New Oasis Academies to raise the Bar in Education

The first three Oasis Academies will open their doors on Friday, the start of a new chapter of the Government's Academies programme for communities in Enfield in North London, and Grimsby and Immingham in north east Lincolnshire.

Oasis said the vision behind the new academies was "to create an interdependent 'family' of schools that will both provide outstanding education and act as hubs for their surrounding communities".

The charity has worked in the voluntary sector for 22 years, delivering educational, health and housing services. It is also a multi-academy sponsor, with at least ten new academies scheduled to open over the next few years.

The beginning of the new 'family' will be marked on Friday when students from all three schools will travel to London to meet each other. They will also visit Lord Adonis, Parliamentary Under Secretary of State for Schools and Learners, at the Department for Children, Schools and Families, to present him with the three contrasting academy badges in a frame.

Steve Chalke MBE, the chair of Oasis Community Learning, said the Oasis Academies would bring a distinctively different approach to education and to their communities:
"As over the next few years, we develop academies across the country, we will build a group of schools whose best interests are served by each other's success.

"Far from the all-too-common, ruthlessly competitive nature of relationships between secondary schools, our academies will genuinely work for each other's success through sharing and learning from one another's skills, insights and strengths. Put simply, the whole will be even greater than the sum of the parts."

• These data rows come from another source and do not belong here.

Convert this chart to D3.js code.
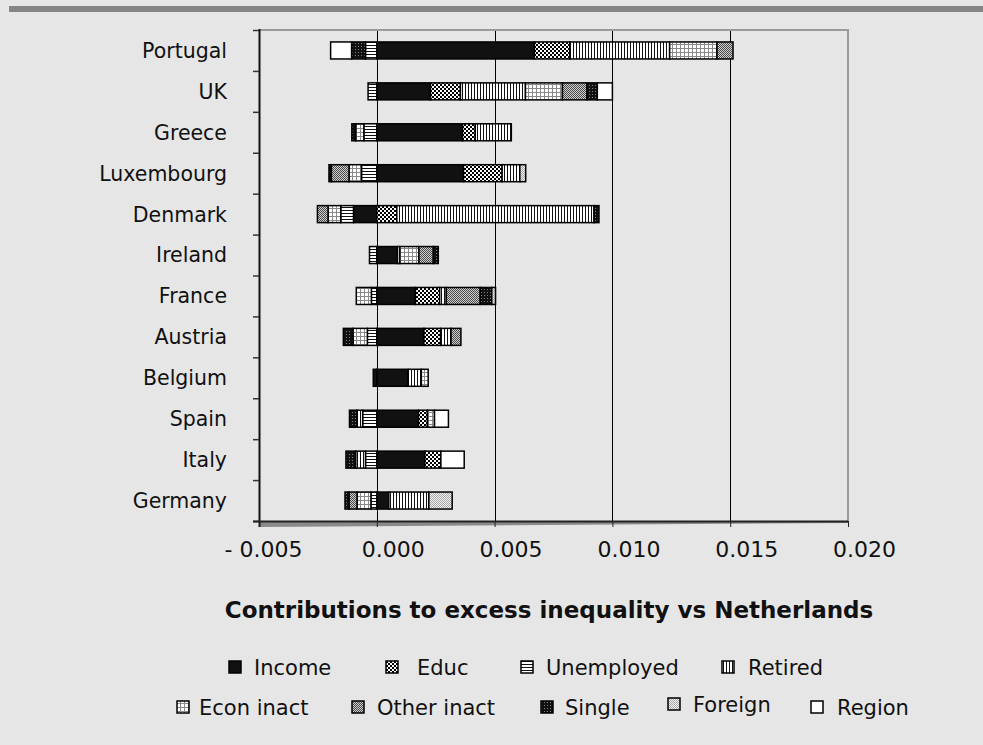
<!DOCTYPE html>
<html>
<head>
<meta charset="utf-8">
<script src="https://cdn.jsdelivr.net/npm/d3@7"></script>
<style>
  html, body { margin: 0; padding: 0; background: #e6e6e6; }
  svg { display: block; font-family: "DejaVu Sans", sans-serif; }
</style>
</head>
<body>
<svg id="chart" width="983" height="745"></svg>
<script>
// Countries, top to bottom
const categories = ["Portugal", "UK", "Greece", "Luxembourg", "Denmark", "Ireland",
                    "France", "Austria", "Belgium", "Spain", "Italy", "Germany"];

// Series, in stacking order
const seriesNames = ["Income", "Educ", "Unemployed", "Retired", "Econ inact",
                     "Other inact", "Single", "Foreign", "Region"];

// Contributions per country (same order as categories)
const income     = [0.00669, 0.00228, 0.00364, 0.00368, -0.00099, 0.00088, 0.00164, 0.00200, 0.00133, 0.00177, 0.00204, 0.00051];
const educ       = [0.00150, 0.00127, 0.00054, 0.00164, 0.00085, 0.00000, 0.00103, 0.00071, 0.00000, 0.00038, 0.00068, 0.00000];
const unemployed = [-0.00048, -0.00037, -0.00055, -0.00065, -0.00054, -0.00031, -0.00023, -0.00040, 0.00000, -0.00060, -0.00048, -0.00025];
const retired    = [0.00424, 0.00276, 0.00153, 0.00075, 0.00837, 0.00010, 0.00028, 0.00044, 0.00056, -0.00025, -0.00042, 0.00170];
const econInact  = [0.00201, 0.00157, -0.00035, -0.00053, -0.00054, 0.00081, -0.00064, -0.00061, 0.00029, 0.00030, 0.00000, -0.00059];
const otherInact = [0.00068, 0.00104, 0.00000, -0.00075, -0.00045, 0.00061, 0.00144, 0.00042, 0.00000, 0.00000, 0.00000, -0.00034];
const single     = [-0.00059, 0.00044, -0.00016, -0.00010, 0.00021, 0.00021, 0.00049, -0.00041, -0.00015, -0.00031, -0.00041, -0.00017];
const foreign    = [0.00000, 0.00000, 0.00000, 0.00025, 0.00000, 0.00000, 0.00016, 0.00000, 0.00000, 0.00000, 0.00000, 0.00099];
const region     = [-0.00089, 0.00064, 0.00000, 0.00000, 0.00000, 0.00000, 0.00000, 0.00000, 0.00000, 0.00059, 0.00099, 0.00000];

const seriesValues = [income, educ, unemployed, retired, econInact, otherInact, single, foreign, region];

// Axis ticks
const xTicks = [-0.005, 0.000, 0.005, 0.010, 0.015, 0.020];
const xTitle = "Contributions to excess inequality vs Netherlands";

// ---- layout ----
const plot = { left: 259, right: 848, top: 30, bottom: 521 };

const svg = d3.select("#chart");
const defs = svg.append("defs");

// Background and the grey rule along the top
svg.append("rect").attr("width", 983).attr("height", 745).attr("fill", "#e6e6e6");
svg.append("rect").attr("x", 9).attr("y", 6).attr("width", 974).attr("height", 6).attr("fill", "#858585");

// ---- fill patterns ----
function pattern(id, w, h, bg, cells) {
  const p = defs.append("pattern").attr("id", id)
    .attr("patternUnits", "userSpaceOnUse").attr("width", w).attr("height", h);
  p.append("rect").attr("width", w).attr("height", h).attr("fill", bg);
  cells.forEach(c => p.append("rect").attr("x", c[0]).attr("y", c[1])
    .attr("width", c[2]).attr("height", c[3]).attr("fill", c[4]));
}
pattern("p-educ", 4, 4, "#ffffff", [[0, 0, 2, 2, "#000"], [2, 2, 2, 2, "#000"]]);
pattern("p-unemp", 3, 3, "#ffffff", [[0, 0, 3, 1, "#111"]]);
pattern("p-ret", 3, 3, "#ffffff", [[0, 0, 1, 3, "#111"]]);
pattern("p-econ", 4, 4, "#ffffff", [[0, 0, 4, 1, "#8a8a8a"], [0, 0, 1, 4, "#8a8a8a"]]);
pattern("p-other", 2, 2, "#cfcfcf", [[0, 0, 1, 1, "#4a4a4a"], [1, 1, 1, 1, "#4a4a4a"]]);
pattern("p-single", 3, 3, "#111111", [[1, 1, 1, 1, "#808080"]]);
pattern("p-foreign", 2, 2, "#f2f2f2", [[0, 0, 1, 1, "#a8a8a8"], [1, 1, 1, 1, "#a8a8a8"]]);

const fills = {
  "Income": "#111111",
  "Educ": "url(#p-educ)",
  "Unemployed": "url(#p-unemp)",
  "Retired": "url(#p-ret)",
  "Econ inact": "url(#p-econ)",
  "Other inact": "url(#p-other)",
  "Single": "url(#p-single)",
  "Foreign": "url(#p-foreign)",
  "Region": "#ffffff"
};

// ---- scales ----
const x = d3.scaleLinear().domain([-0.005, 0.020]).range([plot.left, plot.right]);
const y = d3.scaleBand().domain(categories).range([plot.top, plot.bottom])
  .paddingInner(0.5845).paddingOuter(0.5845 / 2);

// ---- stacked data (positives to the right, negatives to the left) ----
const rows = categories.map((c, i) => {
  const r = { country: c };
  seriesNames.forEach((s, k) => { r[s] = seriesValues[k][i]; });
  return r;
});
const stacked = d3.stack().keys(seriesNames).offset(d3.stackOffsetDiverging)(rows);

// ---- plot frame ----
// Floor shading under the category axis
svg.append("polygon")
  .attr("points", [[plot.left, plot.bottom], [plot.right, plot.bottom],
                   [plot.right, plot.bottom + 2], [plot.left, plot.bottom + 6]].join(" "))
  .attr("fill", "#8a8a8a");

// Vertical gridlines
svg.append("g").selectAll("line")
  .data(xTicks.filter(t => t >= 0 && t < 0.020))
  .join("line")
  .attr("x1", d => Math.round(x(d)) + 0.5).attr("x2", d => Math.round(x(d)) + 0.5)
  .attr("y1", plot.top).attr("y2", plot.bottom)
  .attr("stroke", "#000").attr("stroke-width", 1);

// Top and right border of the plot area
svg.append("path")
  .attr("d", `M${plot.left},${plot.top}H${plot.right}V${plot.bottom}`)
  .attr("fill", "none").attr("stroke", "#9a9a9a").attr("stroke-width", 2);

// ---- bars ----
const layers = svg.append("g").selectAll("g")
  .data(stacked)
  .join("g")
  .attr("fill", d => fills[d.key]);

layers.selectAll("rect")
  .data(d => d.filter(s => s[1] - s[0] !== 0))
  .join("rect")
  .attr("x", d => x(d[0]))
  .attr("y", d => y(d.data.country))
  .attr("width", d => x(d[1]) - x(d[0]))
  .attr("height", y.bandwidth())
  .attr("stroke", "#000")
  .attr("stroke-width", 1.5);

// ---- axes ----
// Category axis: tick marks between countries
const yTicks = d3.scaleLinear().domain([0, categories.length]).range([plot.top, plot.bottom]);
const yAxis = svg.append("g")
  .attr("transform", `translate(${plot.left},0)`)
  .call(d3.axisLeft(yTicks).tickValues(d3.range(0, categories.length + 1))
    .tickFormat("").tickSizeInner(6).tickSizeOuter(0));
yAxis.select(".domain").attr("stroke", "#111").attr("stroke-width", 2)
  .attr("d", `M0.5,${plot.top - 1}V${plot.bottom + 6}`);
yAxis.selectAll(".tick line").attr("stroke", "#333").attr("stroke-width", 1.5);

// Country labels
svg.append("g").selectAll("text")
  .data(categories)
  .join("text")
  .attr("x", 227)
  .attr("y", d => y(d) + y.bandwidth() / 2)
  .attr("dy", "0.36em")
  .attr("text-anchor", "end")
  .attr("font-size", 20.5)
  .attr("fill", "#111")
  .text(d => d);

// Value axis
const fmt = d3.format(".3f");
const xAxis = svg.append("g")
  .attr("transform", `translate(0,${plot.bottom})`)
  .call(d3.axisBottom(x).tickValues(xTicks)
    .tickFormat(v => v < 0 ? "- " + fmt(-v) : fmt(v))
    .tickSizeInner(6).tickSizeOuter(0).tickPadding(14));
xAxis.select(".domain").attr("stroke", "#222").attr("stroke-width", 2)
  .attr("d", `M${plot.left - 6},0.5H${plot.right}`);
xAxis.selectAll(".tick line").attr("stroke", "#222").attr("stroke-width", 1);
xAxis.selectAll(".tick text")
  .attr("font-family", "DejaVu Sans, sans-serif")
  .attr("font-size", 22)
  .attr("fill", "#111")
  .attr("dx", d => d < 0 ? 4 : 16);

// Axis title
svg.append("text")
  .attr("x", 549).attr("y", 610).attr("dy", "0.36em")
  .attr("text-anchor", "middle")
  .attr("font-size", 23).attr("font-weight", "bold").attr("fill", "#111")
  .text(xTitle);

// ---- legend ----
const legendLayout = [
  { row: 0, sx: 229, tx: 254, dy: 0 },
  { row: 0, sx: 386, tx: 417, dy: 0 },
  { row: 0, sx: 521, tx: 546, dy: 0 },
  { row: 0, sx: 722, tx: 748, dy: 0 },
  { row: 1, sx: 177, tx: 199, dy: 0 },
  { row: 1, sx: 352, tx: 377, dy: 0 },
  { row: 1, sx: 541, tx: 565, dy: 0 },
  { row: 1, sx: 668, tx: 693, dy: -3 },
  { row: 1, sx: 811, tx: 837, dy: 0 }
];
const rowY = [667, 707];

const legend = svg.append("g").selectAll("g")
  .data(seriesNames)
  .join("g")
  .attr("transform", (d, i) => `translate(0,${rowY[legendLayout[i].row] + legendLayout[i].dy})`);

legend.append("rect")
  .attr("x", (d, i) => legendLayout[i].sx)
  .attr("y", -6)
  .attr("width", 12).attr("height", 12)
  .attr("fill", d => fills[d])
  .attr("stroke", "#000").attr("stroke-width", 1.5);

legend.append("text")
  .attr("x", (d, i) => legendLayout[i].tx)
  .attr("dy", "0.36em")
  .attr("font-size", 21)
  .attr("fill", "#111")
  .text(d => d);
</script>
</body>
</html>
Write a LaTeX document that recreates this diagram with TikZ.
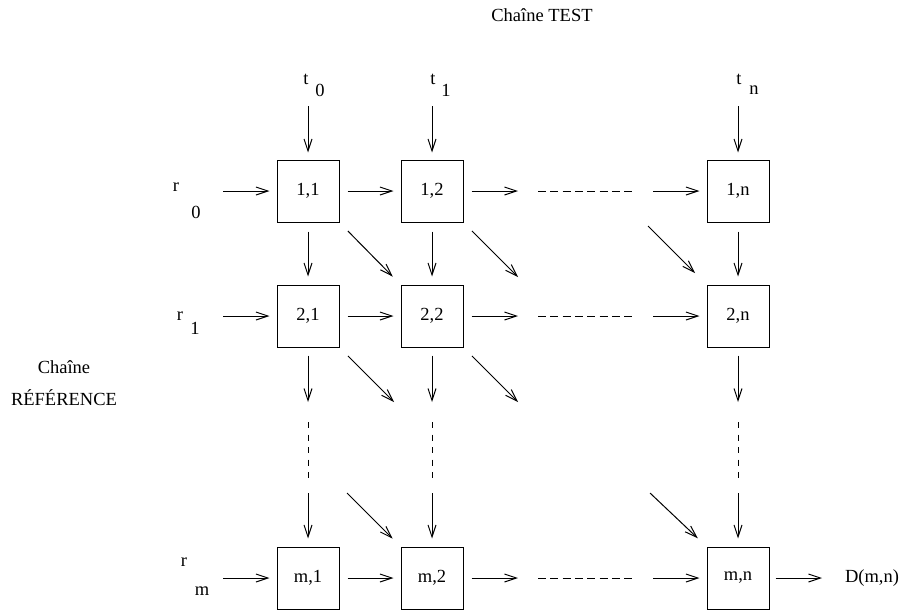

Chalke said that the academy principals would take part in monthly forums to share experience and expertise, while staff will have an intranet to share lesson plans and best practice.

"As everyone contributes and supports each other, so our quality will grow. Locally each Academy will have its own character, but the unity across our diversity will strengthen what we can deliver in every location we work in," he said.

The Oasis Academies also aim to provide a rich and balanced educational environment, catering for all aspects of individual student development, including educational, physical, moral and spiritual.

In the long-term, Oasis is looking to expand the range of facilities on offer at the academies for their wider communities, including adult learning, youth mentoring, healthy living centres, GP surgeries and sports facilities.

Lord Adonis said Oasis would be an asset to the City Academies programme: "I have every confidence that Oasis Academies will continue this movement of raising standards and narrowing the attainment gap.

"In addition, the Oasis ethos of valuing all people will play a vital role in raising aspirations and helping students to reach their full potential, as well as providing excellent opportunities for their wider communities," he said.

Oasis was set up by Steve Chalke in 1985, with the vision to build a hospital, hostel and school for the poor. It is now a significant voluntary sector provider, delivering educational, health and housing services for local authorities, UK and foreign governments, as well as self-funded initiatives providing opportunity and choice around the world. Oasis works from ten country bases across four continents.